Up to and including the line with "(12,147) rectangle (1010,163);", write out the listing from its first line, minus the pictures.

────────

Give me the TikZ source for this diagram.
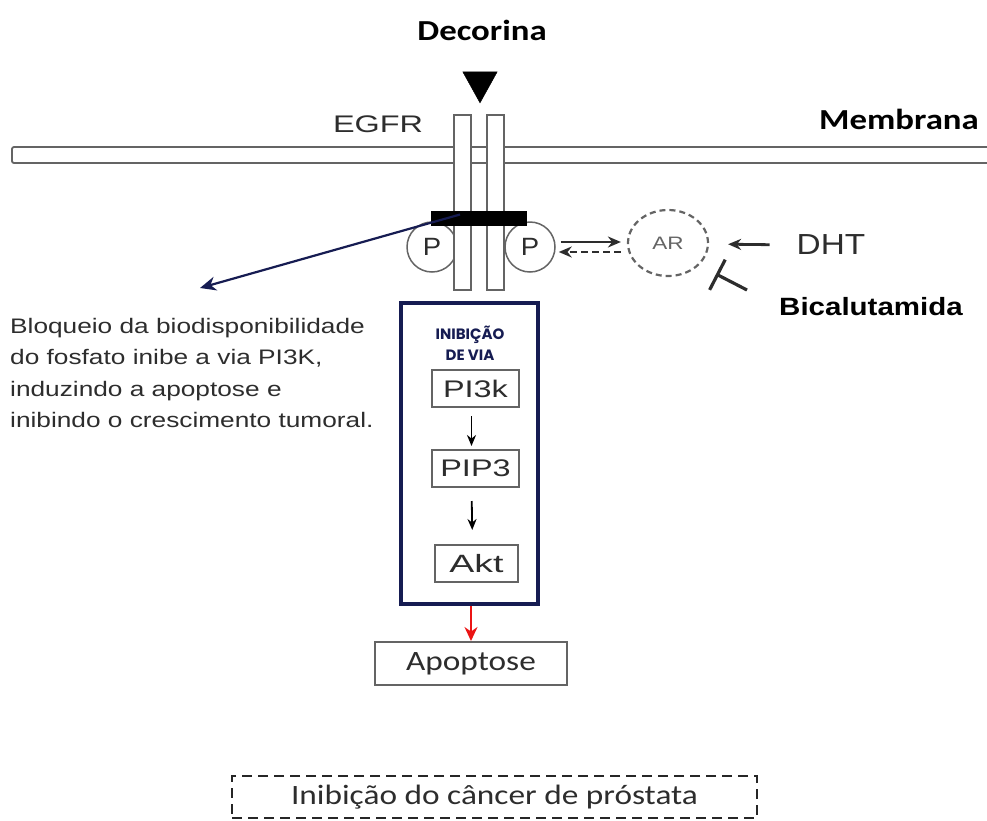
\documentclass[tikz,border=0pt]{standalone}
\usepackage{fontspec}
\setmainfont{Liberation Sans}
\newfontfamily\calfont{Carlito}
\newfontfamily\popfont{Poppins}
\usetikzlibrary{arrows.meta,shapes.geometric,calc}
\definecolor{navyc}{RGB}{22,28,82}
\definecolor{lgray}{RGB}{100,100,100}
\definecolor{tgray}{RGB}{45,45,45}
\definecolor{redc}{RGB}{235,20,20}
\newcommand\sx[2]{\scalebox{#1}[1]{#2}}
\newcommand\fs[1]{\fontsize{#1}{#1}\selectfont}
\begin{document}
\begin{tikzpicture}[x=1pt,y=-1pt,
  txt/.style={inner sep=0pt, text=tgray},
  bartxt/.style={inner sep=0pt, text=black},
  recbar/.style={draw=lgray, line width=1.5pt, fill=white, minimum width=17pt, minimum height=175pt, inner sep=0pt},
  pcirc/.style={draw=lgray, line width=1.5pt, fill=white, circle, minimum size=50pt, inner sep=0pt, text=tgray},
  pbox/.style={draw=lgray, line width=2pt, fill=white, inner sep=0pt, minimum height=37pt, text=tgray},
  smallarr/.style={-{Stealth[length=11pt,width=9pt]}, line width=1.8pt, black},
  grayarr/.style={-{Stealth[length=13pt,width=11pt]}, line width=2.8pt, tgray}
]
\useasboundingbox (0,0) rectangle (987,820);

% membrane
\draw[lgray, line width=1.8pt, rounded corners=2pt] (12,147) rectangle (1010,163);

% titles
\node[bartxt] (decorina) at (482,30) {\sx{1.2}{\calfont\bfseries\fs{29}Decorina}};
\node[txt] (egfr) at (378,124) {\sx{1.35}{\fs{24}EGFR}};
\node[bartxt] (membrana) at (899,119) {\sx{1.2}{\calfont\bfseries\fs{29}Membrana}};

% decorin triangle
\node[draw=black, fill=black, isosceles triangle, isosceles triangle apex angle=58, shape border rotate=-90, minimum width=34pt, minimum height=31pt, inner sep=0pt] (tri) at (480,82) {};

% P circles (behind bars)
\node[pcirc] (pL) at (432,247) {\sx{1.1}{\fs{25}P}};
\node[pcirc] (pR) at (530,247) {\sx{1.1}{\fs{25}P}};

% receptor bars
\node[recbar] (barL) at (462.5,202.5) {};
\node[recbar] (barR) at (495.5,202.5) {};

% black bar
\node[fill=black, minimum width=96pt, minimum height=15pt, inner sep=0pt] (blk) at (479,218.5) {};

% AR
\node[ellipse, draw=lgray, dashed, dash pattern=on 6pt off 4pt, line width=2.2pt, minimum width=80pt, minimum height=66pt, inner sep=0pt, text=lgray] (ar) at (668,243) {\sx{1.25}{\fs{18}AR}};

\draw[grayarr] ([xshift=5pt,yshift=5pt]pR.east) -- ([xshift=-6pt,yshift=1pt]ar.west);
\draw[grayarr, dashed, dash pattern=on 7pt off 4pt] ([xshift=-6pt,yshift=-9pt]ar.west) -- ([xshift=3pt,yshift=-5pt]pR.east);

\node[txt] (dht) at (831,245) {\sx{1.15}{\fs{29}DHT}};
\draw[grayarr, shorten <=27pt, shorten >=19pt] (dht.west) -- ([yshift=1pt]dht.west -| ar.east);

\node[bartxt] (bical) at (871,307) {\sx{1.18}{\bfseries\fs{25}Bicalutamida}};
\coordinate (inhS) at (747,290);
\coordinate (inhE) at (716,274);
\draw[tgray, line width=3.2pt, -{Bar[width=34pt]}] (inhS) -- (inhE);

% navy arrow to explanation
\coordinate (blkTip) at (200,288);
\draw[navyc, line width=2.2pt, -{Stealth[length=16pt,width=14pt]}] ([xshift=-19pt,yshift=4pt]blk.center) -- (blkTip);

\node[txt, anchor=north west, align=left] (expl) at (10,318) {\sx{1.25}{\fs{21}\begin{tabular}{@{}l@{}}Bloqueio da biodisponibilidade\\[10pt]do fosfato inibe a via PI3K,\\[10pt]induzindo a apoptose e\\[10pt]inibindo o crescimento tumoral.\end{tabular}}};

% pathway box
\node[draw=navyc, line width=3.5pt, minimum width=137pt, minimum height=301pt, inner sep=0pt] (path) at (469.5,453.5) {};
\node[inner sep=0pt, text=navyc, align=center, font={\popfont\bfseries\fontsize{15}{21}\selectfont}] (title) at (470,343) {INIBIÇÃO\\DE VIA};
\node[pbox, minimum width=87pt] (pi3k) at (475.5,388.5) {\sx{1.35}{\fs{24}PI3k}};
\node[pbox, minimum width=87pt] (pip3) at (475.5,468.5) {\sx{1.35}{\fs{24}PIP3}};
\node[pbox, minimum width=83pt] (akt) at (476.5,563.5) {\sx{1.5}{\fs{25}Akt}};
\draw[smallarr, shorten <=8pt, shorten >=3pt] ([xshift=-4pt]pi3k.south) -- ([xshift=-4pt]pip3.north);
\draw[smallarr, shorten <=13pt, shorten >=14pt] ([xshift=-4pt]pip3.south) -- ([xshift=-4pt]akt.north);

% apoptose
\node[pbox, minimum width=192pt, minimum height=43pt, text=tgray] (apop) at (471,663.5) {\sx{1.19}{\calfont\fs{28}Apoptose}};
\draw[redc, line width=1.6pt, -{Stealth[length=14pt,width=13pt]}] (path.south -| apop.north) -- (apop.north);

% final dashed box
\node[draw=black!85, dashed, dash pattern=on 10pt off 6pt, line width=2.5pt, minimum width=525pt, minimum height=42pt, inner sep=0pt, text=tgray] (final) at (494.5,797) {\sx{1.19}{\calfont\fs{28}Inibição do câncer de próstata}};
\end{tikzpicture}
\end{document}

────────

- [The response]:
Give me the TikZ source for this diagram.
\documentclass[tikz,border=0pt]{standalone}
\usepackage{fontspec}
\setmainfont{Liberation Sans}
\newfontfamily\calfont{Carlito}
\newfontfamily\popfont{Poppins}
\usetikzlibrary{arrows.meta,shapes.geometric,calc}
\definecolor{navyc}{RGB}{22,28,82}
\definecolor{lgray}{RGB}{100,100,100}
\definecolor{tgray}{RGB}{45,45,45}
\definecolor{redc}{RGB}{235,20,20}
\newcommand\sx[2]{\scalebox{#1}[1]{#2}}
\newcommand\fs[1]{\fontsize{#1}{#1}\selectfont}
\begin{document}
\begin{tikzpicture}[x=1pt,y=-1pt,
  txt/.style={inner sep=0pt, text=tgray},
  bartxt/.style={inner sep=0pt, text=black},
  recbar/.style={draw=lgray, line width=1.5pt, fill=white, minimum width=17pt, minimum height=175pt, inner sep=0pt},
  pcirc/.style={draw=lgray, line width=1.5pt, fill=white, circle, minimum size=50pt, inner sep=0pt, text=tgray},
  pbox/.style={draw=lgray, line width=2pt, fill=white, inner sep=0pt, minimum height=37pt, text=tgray},
  smallarr/.style={-{Stealth[length=11pt,width=9pt]}, line width=1.8pt, black},
  grayarr/.style={-{Stealth[length=13pt,width=11pt]}, line width=2.8pt, tgray}
]
\useasboundingbox (0,0) rectangle (987,820);

% membrane
\draw[lgray, line width=1.8pt, rounded corners=2pt] (12,147) rectangle (1010,163);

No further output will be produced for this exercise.